Les retombées néfastes des dettes extérieures
Vu que la dégradation de la crise des dettes intérieures et extérieures constitue la plus grande débâcle des gouvernements égyptiens successifs depuis 2016, la date de l’obtention d’un crédit de douze milliards de dollars du Fonds Monétaire International (FMI), il importe de se rendre compte de la gravité de la situation actuelle après que les dettes extérieures ont quadruplé dans moins de sept ans pour atteindre 165milliards de dollars. Cette crise fatale émane de la hausse de la valeur du service de la dette extérieure et intérieure qui épuise 18% du Produit Intérieur Brut (PIB) qui est viré au profit des créanciers. Et, avec la baisse dramatique du niveau des épargnes en Egypte, l’économie se trouve dans l’impossibilité d’assurer des ressources suffisantes pour stimuler des investissements locaux nécessaires ou conclure des partenariats économiques avec des investisseurs étrangers.
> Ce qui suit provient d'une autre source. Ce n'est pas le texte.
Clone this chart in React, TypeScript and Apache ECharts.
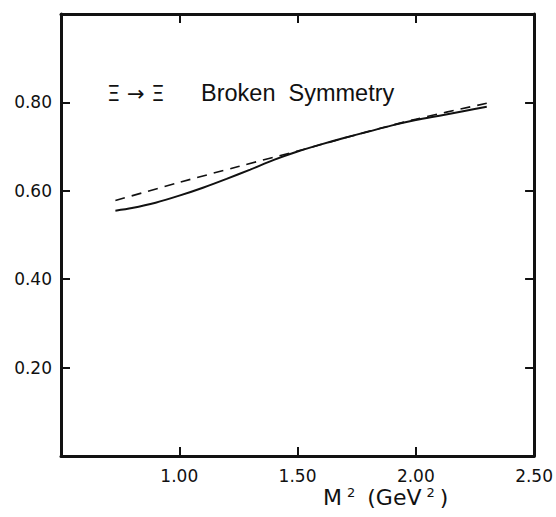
import React, { useEffect, useRef } from "react";
import * as echarts from "echarts";

const xTicks = [0.5, 1.0, 1.5, 2.0, 2.5];
const yTicks = [0, 0.2, 0.4, 0.6, 0.8, 1.0];

const solidX = [0.73, 0.8, 0.9, 1.0, 1.1, 1.2, 1.3, 1.4, 1.5, 1.6, 1.7, 1.8, 1.9, 2.0, 2.1, 2.2, 2.3];
const solidY = [0.555, 0.561, 0.573, 0.589, 0.607, 0.627, 0.648, 0.670, 0.689, 0.705, 0.720, 0.734, 0.748, 0.760, 0.770, 0.780, 0.790];

const dashedX = [0.73, 1.0, 1.25, 1.5, 1.75, 2.0, 2.3];
const dashedY = [0.578, 0.619, 0.655, 0.690, 0.727, 0.762, 0.798];

const panelLabel = "Ξ\u00a0→\u00a0Ξ";
const panelTitle = "Broken\u00a0\u00a0Symmetry";

export default function App() {
  const ref = useRef<HTMLDivElement>(null);
  useEffect(() => {
    if (!ref.current) return;
    const chart = echarts.init(ref.current, null, { renderer: "svg" });
    const axisLine = { show: true, onZero: false, lineStyle: { color: "#111", width: 3 } };
    const tick = { show: true, inside: true, length: 9, lineStyle: { color: "#111", width: 2 } };
    const labelFont = { fontFamily: "DejaVu Sans", fontSize: 17, color: "#111" };
    chart.setOption({
      animation: false,
      backgroundColor: "#fff",
      grid: { left: 61, right: 20, top: 14, bottom: 61, containLabel: false },
      xAxis: [
        {
          type: "value",
          position: "bottom",
          min: xTicks[0],
          max: xTicks[xTicks.length - 1],
          interval: 0.5,
          axisLine,
          axisTick: tick,
          splitLine: { show: false },
          axisLabel: {
            ...labelFont,
            margin: 11,
            formatter: (v: number) => (v < 0.75 ? "" : v.toFixed(2)),
          },
        },
        {
          type: "value",
          position: "top",
          min: xTicks[0],
          max: xTicks[xTicks.length - 1],
          interval: 0.5,
          axisLine,
          axisTick: tick,
          splitLine: { show: false },
          axisLabel: { show: false },
        },
      ],
      yAxis: [
        {
          type: "value",
          position: "left",
          min: yTicks[0],
          max: yTicks[yTicks.length - 1],
          interval: 0.2,
          axisLine,
          axisTick: tick,
          splitLine: { show: false },
          axisLabel: {
            ...labelFont,
            margin: 9,
            formatter: (v: number) => (v < 0.01 || v > 0.99 ? "" : v.toFixed(2)),
          },
        },
        {
          type: "value",
          position: "right",
          min: yTicks[0],
          max: yTicks[yTicks.length - 1],
          interval: 0.2,
          axisLine,
          axisTick: tick,
          splitLine: { show: false },
          axisLabel: { show: false },
        },
      ],
      series: [
        {
          type: "line",
          name: "solid",
          data: solidX.map((x, i) => [x, solidY[i]]),
          showSymbol: false,
          smooth: 0.3,
          lineStyle: { color: "#111", width: 2 },
          xAxisIndex: 0,
          yAxisIndex: 0,
        },
        {
          type: "line",
          name: "dashed",
          data: dashedX.map((x, i) => [x, dashedY[i]]),
          showSymbol: false,
          smooth: 0.3,
          lineStyle: { color: "#111", width: 1.6, type: [10, 7] },
          xAxisIndex: 0,
          yAxisIndex: 0,
        },
      ],
      graphic: [
        {
          type: "text",
          left: 107,
          top: 83,
          style: {
            text: panelLabel,
            fontFamily: "DejaVu Sans",
            fontSize: 21,
            fill: "#111",
          },
        },
        {
          type: "text",
          left: 201,
          top: 81,
          style: {
            text: panelTitle,
            fontFamily: "Liberation Sans",
            fontSize: 23.5,
            fill: "#111",
          },
        },
        {
          type: "text",
          left: 323,
          top: 486,
          style: {
            text: "M{sup|2}\u00a0({b|GeV}{sup|2})",
            fontFamily: "DejaVu Sans",
            fontSize: 22,
            fill: "#111",
            rich: {
              b: { fontFamily: "DejaVu Sans", fontSize: 22, fill: "#111" },
              sup: {
                fontFamily: "DejaVu Sans",
                fontSize: 13,
                fill: "#111",
                verticalAlign: "top",
                padding: [0, 5, 10, 5],
              },
            },
          },
        },
      ],
    });
    return () => chart.dispose();
  }, []);
  return (
    <div
      ref={ref}
      style={{ position: "absolute", left: 0, top: 0, width: 556, height: 517 }}
    />
  );
}
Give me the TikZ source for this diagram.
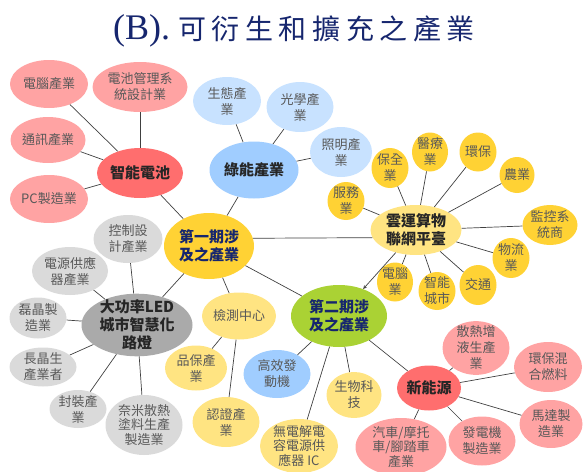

Ce panorama de la conjoncture financière est terrifiant pour l’investisseur sérieux qui cherche à établir des investissements à long terme de la part du BRICS, de la Corée du Sud ou autres. Les responsables de la politique économique doivent en fait savoir que l’investisseur à long terme est un investisseur intelligent qui accorde la priorité au climat sain et stable de la politique économique à long terme. Quant aux simples chances ou les à-coups à court terme, ils font appel aux spéculateurs et aux investisseurs dans les secteurs marginaux ou parasitaires.